1. Codebase Maintenance & Refactoring

  • Automatically remove dead code and enforce clean coding practices.

  • Detect and refactor outdated patterns across large repositories.

2. Cloud Cost Optimization

  • AI agents monitor infrastructure usage and suggest cost-optimized configurations.

  • Automatically scale and optimize compute resources based on predefined cost-efficiency rules.

3. Test Coverage Enforcement

  • AI generates test cases for untested or under-tested code areas.

  • Enforces coverage thresholds before merging changes into production.

4. Bug Prevention and Regression Handling

  • AI identifies patterns of previously resolved bugs and prevents their recurrence.

  • Proactively applies fixes to avoid regressions across codebases.

5. Security and Compliance Automation

  • AI continuously scans for security vulnerabilities and ensures compliance with security best practices.

  • Automatically applies security patches and flags risky configurations.

6. Dependency Management

  • AI tracks outdated dependencies and ensures smooth upgrades without breaking changes.
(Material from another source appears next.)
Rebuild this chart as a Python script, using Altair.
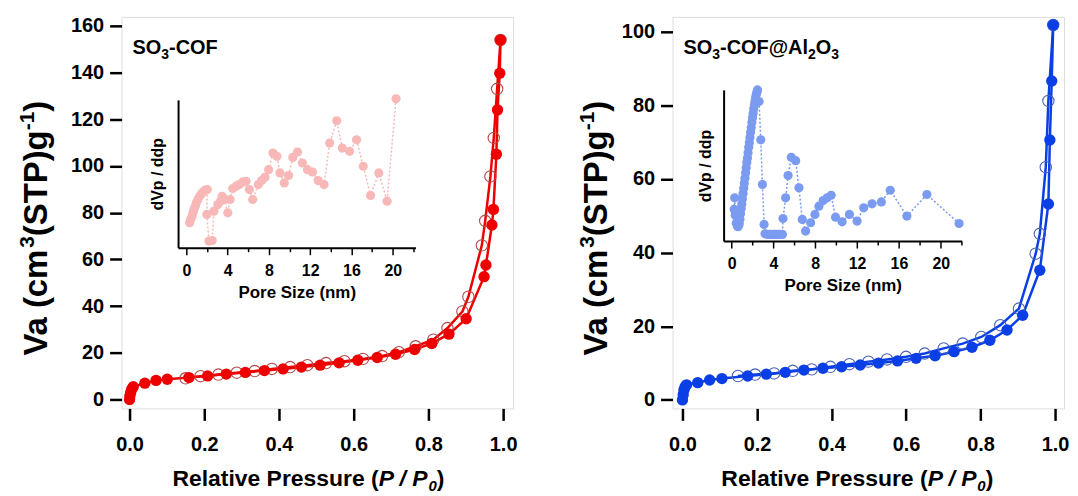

  • Automates dependency resolution and security patching for third-party libraries.

Measuring Success: KPIs for AI-Governed Software Development

1. Technical Debt Reduction

  • Metric: % reduction in legacy issues over time.

  • Measurement: Track AI-detected issues vs. developer-reported issues.

2. Developer Productivity

  • Metric: Increase in merge request (MR) speed and volume.

  • Measurement: Monitor average MR completion time pre/post AI adoption.

3. Code Quality

  • Metric: Improvement in test coverage and code consistency.

  • Measurement: Track AI-enforced code improvements.

4. Compliance & Governance Efficiency

  • Metric: Time taken to implement new regulatory requirements.

  • Measurement: Track AI's impact on compliance enforcement speed.

5. Self-Healing Automation

  • Metric: % of issues automatically detected and resolved.

  • Measurement: Compare AI-initiated fixes vs. developer-initiated fixes.

6. Change Failure Rate (CFR)

  • Metric: Percentage of deployments causing service degradation.

  • Baseline: Pre-AI failure rate vs. post-AI intervention impact.

Conclusion: The Future is Declarative

Declarative Prompt as Code reimagines software development by replacing manual, error-prone governance with an AI-driven, self-healing system. By automating technical debt management and governance at scale, it ensures that today’s code doesn’t become tomorrow’s legacy.

This is not just an incremental improvement—it’s a paradigm shift. The software industry has spent decades optimizing how we write code; now, it’s time to optimize how we govern and maintain it.